SHORT EXERCISE
Only the lines from the start of the data to the line containing "Dashboard | Power BI</text>", both included, should be output, exactly and without pictures.

--- BEGIN ---

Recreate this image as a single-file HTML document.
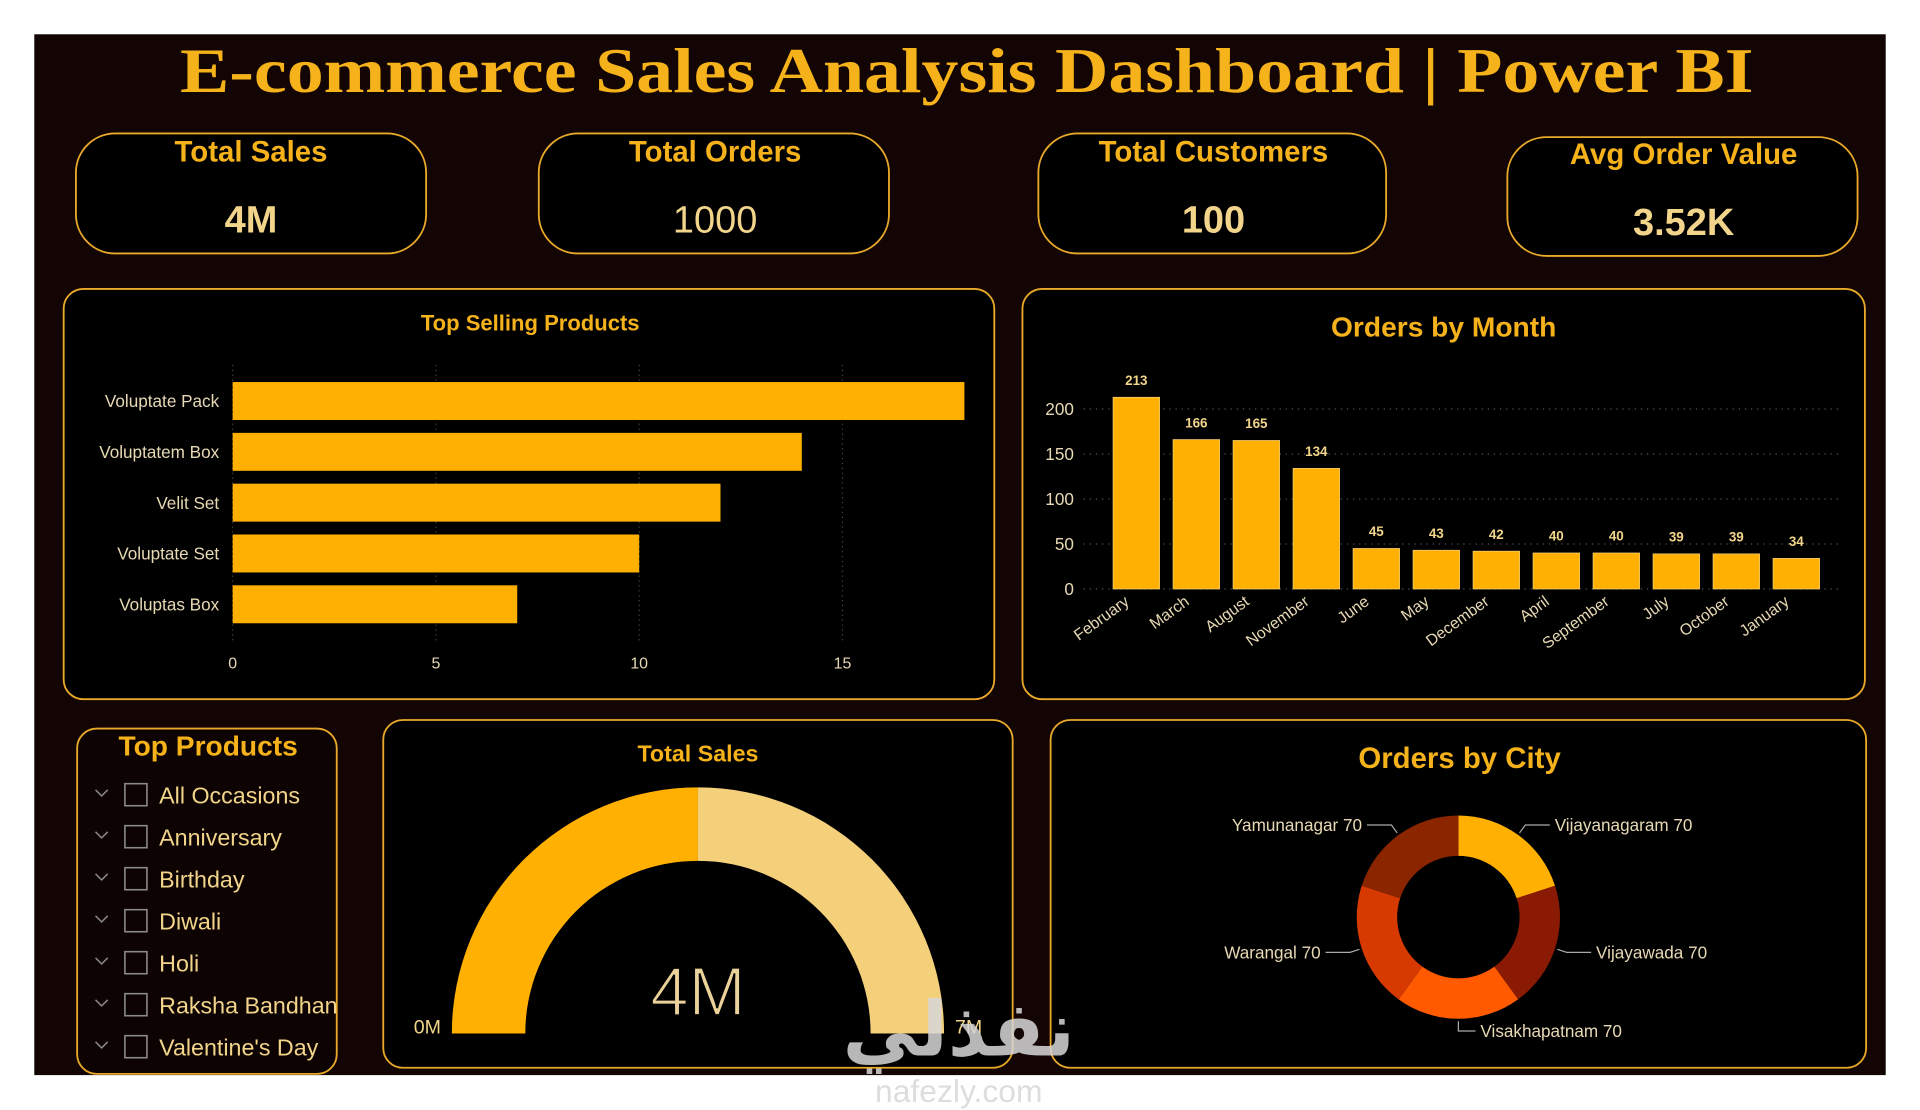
<!DOCTYPE html>
<html><head><meta charset="utf-8"><style>
html,body{margin:0;padding:0;background:#fff;width:1920px;height:1110px;overflow:hidden}
svg{display:block}
text{font-family:"Liberation Sans",Arial,sans-serif}
</style></head><body>
<svg id="root" width="1920" height="1110" viewBox="0 0 1568 906.5" xmlns="http://www.w3.org/2000/svg">
<rect x="0" y="0" width="1568" height="907" fill="#ffffff"/>
<rect x="28" y="28" width="1512" height="850" fill="#120503"/>
<text x="147" y="75" textLength="1285" lengthAdjust="spacingAndGlyphs" font-family="Liberation Serif" font-weight="bold" font-size="52" fill="#F6B21B" style="font-family:'Liberation Serif',serif">E-commerce Sales Analysis Dashboard | Power BI</text>

<g>
<rect x="62" y="109" width="286" height="98" rx="32" fill="#000" stroke="#E9A92A" stroke-width="1.5"/>
<text x="205" y="132" text-anchor="middle" font-weight="bold" font-size="24" fill="#F6B21B">Total Sales</text>
<text x="205" y="190" text-anchor="middle" font-weight="bold" font-size="31" fill="#F2D58A">4M</text></g>
<g>
<rect x="440" y="109" width="286" height="98" rx="32" fill="#000" stroke="#E9A92A" stroke-width="1.5"/>
<text x="584" y="132" text-anchor="middle" font-weight="bold" font-size="24" fill="#F6B21B">Total Orders</text>
<text x="584" y="190" text-anchor="middle" font-size="31" fill="#F2D58A">1000</text></g>
<g>
<rect x="848" y="109" width="284" height="98" rx="32" fill="#000" stroke="#E9A92A" stroke-width="1.5"/>
<text x="991" y="132" text-anchor="middle" font-weight="bold" font-size="24" fill="#F6B21B">Total Customers</text>
<text x="991" y="190" text-anchor="middle" font-weight="bold" font-size="31" fill="#F2D58A">100</text></g>
<g>
<rect x="1231" y="112" width="286" height="97" rx="32" fill="#000" stroke="#E9A92A" stroke-width="1.5"/>
<text x="1375" y="134" text-anchor="middle" font-weight="bold" font-size="24" fill="#F6B21B">Avg Order Value</text>
<text x="1375" y="192" text-anchor="middle" font-weight="bold" font-size="31" fill="#F2D58A">3.52K</text></g>

<g>
<rect x="52" y="236" width="760" height="335" rx="16" fill="#000" stroke="#E9A92A" stroke-width="1.5"/>
<text x="433" y="270" text-anchor="middle" font-weight="bold" font-size="18" fill="#F6B21B">Top Selling Products</text>
<g id="hbar"></g></g>

<g>
<rect x="835" y="236" width="688" height="335" rx="16" fill="#000" stroke="#E9A92A" stroke-width="1.5"/>
<text x="1179" y="275" text-anchor="middle" font-weight="bold" font-size="23" fill="#F6B21B">Orders by Month</text>
<g id="vbar"></g></g>

<g>
<rect x="63" y="595" width="212" height="282" rx="16" fill="#0d0302" stroke="#E9A92A" stroke-width="1.5"/>
<text x="170" y="617" text-anchor="middle" font-weight="bold" font-size="23" fill="#F6B21B">Top Products</text>
<g id="slicer"></g></g>

<g>
<rect x="313" y="588" width="514" height="284" rx="16" fill="#000" stroke="#E9A92A" stroke-width="1.5"/>
<text x="570" y="622" text-anchor="middle" font-weight="bold" font-size="19" fill="#F6B21B">Total Sales</text>
<g id="gauge"></g></g>

<g>
<rect x="858" y="588" width="666" height="284" rx="16" fill="#000" stroke="#E9A92A" stroke-width="1.5"/>
<text x="1192" y="627" text-anchor="middle" font-weight="bold" font-size="24" fill="#F6B21B">Orders by City</text>
<g id="donut"></g></g>

<text x="783" y="862" text-anchor="middle" font-weight="bold" font-size="62" fill="#d8d8d8" opacity="0.85" style="font-family:'DejaVu Sans',sans-serif">نفذلي</text>
<text x="783" y="900" text-anchor="middle" font-size="26" fill="#dddddd">nafezly.com</text>
</svg>
<script>
const NS="http://www.w3.org/2000/svg";
function mk(parent,tag,attrs,txt){const e=document.createElementNS(NS,tag);for(const k in attrs)e.setAttribute(k,attrs[k]);if(txt!==undefined)e.textContent=txt;parent.appendChild(e);return e;}

// ---- Top selling products data
const productNames=["Voluptate Pack","Voluptatem Box","Velit Set","Voluptate Set","Voluptas Box"];
const productValues=[18,14,12,10,7];
const productTicks=[0,5,10,15];

// ---- Orders by month data
const months=["February","March","August","November","June","May","December","April","September","July","October","January"];
const monthOrders=[213,166,165,134,45,43,42,40,40,39,39,34];
const monthTicks=[0,50,100,150,200];

// ---- Slicer
const slicerItems=["All Occasions","Anniversary","Birthday","Diwali","Holi","Raksha Bandhan","Valentine's Day"];

// ---- Gauge
const gaugeValue=[4];
const gaugeMax=[8];
const gaugeLabels=["4M","0M","7M"];

// ---- City donut
const cities=["Vijayanagaram","Vijayawada","Visakhapatnam","Warangal","Yamunanagar"];
const cityOrders=[70,70,70,70,70];

// Horizontal bar
(function(){
 const g=document.getElementById('hbar');
 const x0=190,pxPer=(688-190)/15;
 const xs=v=>x0+v*pxPer;
 const top=312,step=41.5,bh=31;
 productTicks.forEach(t=>{
  const l=mk(g,'line',{x1:xs(t),x2:xs(t),y1:298,y2:526,stroke:'#444',"stroke-dasharray":'1 3'});
  
  
  const tx=mk(g,'text',{x:xs(t),y:546,"text-anchor":'middle',"font-size":13,fill:'#E8D9B5'},String(t));
  
  
 });
 productNames.forEach((n,i)=>{
  const y=top+i*step;
  const r=mk(g,'rect',{x:xs(0),y:y,width:xs(productValues[i])-xs(0),height:bh,fill:'#FFB000'});
  
  
  const t=mk(g,'text',{x:179,y:y+bh/2+5,"text-anchor":'end',"font-size":14,fill:'#E8D9B5'},n);
  
  
 });
})();

// Vertical bar
(function(){
 const g=document.getElementById('vbar');
 const y0=481,pxPer=(481-334)/200;
 const ys=v=>y0-v*pxPer;
 const cx0=928,step=49,bw=38;
 monthTicks.forEach(t=>{
  const l=mk(g,'line',{x1:885,x2:1503,y1:ys(t),y2:ys(t),stroke:'#555',"stroke-dasharray":'1 4'});
  
  
  const tx=mk(g,'text',{x:877,y:ys(t)+5,"text-anchor":'end',"font-size":14,fill:'#E8D9B5'},String(t));
  
  
 });
 months.forEach((m,i)=>{
  const cx=cx0+i*step,v=monthOrders[i];
  const r=mk(g,'rect',{x:cx-bw/2,y:ys(v),width:bw,height:ys(0)-ys(v),fill:'#FFB000',stroke:'#F5CF7A',"stroke-width":0.6});
  
  
  const lb=mk(g,'text',{x:cx,y:ys(v)-10,"text-anchor":'middle',"font-size":11,"font-weight":'bold',fill:'#F2D58A'},String(v));
  
  
  const ml=mk(g,'text',{x:cx-5,y:493,"text-anchor":'end',"font-size":13,fill:'#E8D9B5',transform:`rotate(-36 ${cx-5} 493)`},m);
  
  
 });
})();

// Slicer
(function(){
 const g=document.getElementById('slicer');
 slicerItems.forEach((s,i)=>{
  const y=649+i*34.3;
  const it=mk(g,'g',{});
  
  
  mk(it,'polyline',{points:`${78},${y-4} ${83},${y+1} ${88},${y-4}`,fill:'none',stroke:'#888',"stroke-width":1.2});
  const cb=mk(it,'rect',{x:102,y:y-9,width:18,height:18,fill:'none',stroke:'#8a8a8a',"stroke-width":1.3});
  
  
  mk(it,'text',{x:130,y:y+7,"font-size":19,fill:'#F2D58A'},s);
 });
})();

// Gauge
(function(){
 const g=document.getElementById('gauge');
 const cx=570,cy=844,R=201,r=141;
 const frac=gaugeValue[0]/gaugeMax[0];
 function arc(a0,a1,fill,name){
  const p=(a,rad)=>[cx-rad*Math.cos(a),cy-rad*Math.sin(a)];
  const [x1,y1]=p(a0,R),[x2,y2]=p(a1,R),[x3,y3]=p(a1,r),[x4,y4]=p(a0,r);
  const lg=(a1-a0)>Math.PI?1:0;
  const e=mk(g,'path',{d:`M${x1},${y1} A${R},${R} 0 ${lg} 1 ${x2},${y2} L${x3},${y3} A${r},${r} 0 ${lg} 0 ${x4},${y4} Z`,fill:fill});
  
  
 }
 arc(0,frac*Math.PI,'#FFB000','gauge-value-arc');
 arc(frac*Math.PI,Math.PI,'#F5D07A','gauge-remaining-arc');
 const v=mk(g,'text',{x:cx,y:829,"text-anchor":'middle',"font-size":56,fill:'#EBD29A',stroke:'#000',"stroke-width":1.5,"paint-order":'normal'},gaugeLabels[0]);
 
 
 const mn=mk(g,'text',{x:349,y:844,"text-anchor":'middle',"font-size":16,fill:'#F2D58A'},gaugeLabels[1]);
 
 
 const mx=mk(g,'text',{x:791,y:844,"text-anchor":'middle',"font-size":16,fill:'#F2D58A'},gaugeLabels[2]);
 
 
})();

// Donut
(function(){
 const g=document.getElementById('donut');
 const cx=1191,cy=749,R=83,r=50;
 const colors=['#FFB000','#8B1A05','#FF5A00','#D63A00','#8B2500'];
 const total=cityOrders.reduce((a,b)=>a+b,0);
 let a=0;
 const pt=(ang,rad)=>[cx+rad*Math.sin(ang),cy-rad*Math.cos(ang)];
 cities.forEach((c,i)=>{
  const sw=cityOrders[i]/total*2*Math.PI,a0=a,a1=a+sw;a=a1;
  const [x1,y1]=pt(a0,R),[x2,y2]=pt(a1,R),[x3,y3]=pt(a1,r),[x4,y4]=pt(a0,r);
  const lg=sw>Math.PI?1:0;
  const s=mk(g,'path',{d:`M${x1},${y1} A${R},${R} 0 ${lg} 1 ${x2},${y2} L${x3},${y3} A${r},${r} 0 ${lg} 0 ${x4},${y4} Z`,fill:colors[i]});
  
  
  const mid=(a0+a1)/2;
  const [px,py]=pt(mid,R+2),[qx,qy]=pt(mid,R+10);
  const right=Math.sin(mid)>=0.01, bottom=Math.abs(Math.sin(mid))<0.01;
  let ex,ty;
  if(bottom){ex=qx+14;ty=qy;}
  else{ex=right?qx+20:qx-20;ty=qy;}
  const ld=mk(g,'polyline',{points:`${px},${py} ${qx},${qy} ${ex},${ty}`,fill:'none',stroke:'#aaa',"stroke-width":1});
  
  
  const anchor=bottom||right?'start':'end';
  const lt=mk(g,'text',{x:ex+(anchor==='start'?4:-4),y:ty+5,"text-anchor":anchor,"font-size":14,fill:'#E8D9B5'},c+' '+cityOrders[i]);
  
  
 });
})();
</script>
</body></html>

--- END ---

TASK SOLUTION
Recreate this image as a single-file HTML document.
<!DOCTYPE html>
<html><head><meta charset="utf-8"><style>
html,body{margin:0;padding:0;background:#fff;width:1920px;height:1110px;overflow:hidden}
svg{display:block}
text{font-family:"Liberation Sans",Arial,sans-serif}
</style></head><body>
<svg id="root" width="1920" height="1110" viewBox="0 0 1568 906.5" xmlns="http://www.w3.org/2000/svg">
<rect x="0" y="0" width="1568" height="907" fill="#ffffff"/>
<rect x="28" y="28" width="1512" height="850" fill="#120503"/>
<text x="147" y="75" textLength="1285" lengthAdjust="spacingAndGlyphs" font-family="Liberation Serif" font-weight="bold" font-size="52" fill="#F6B21B" style="font-family:'Liberation Serif',serif">E-commerce Sales Analysis Dashboard | Power BI</text>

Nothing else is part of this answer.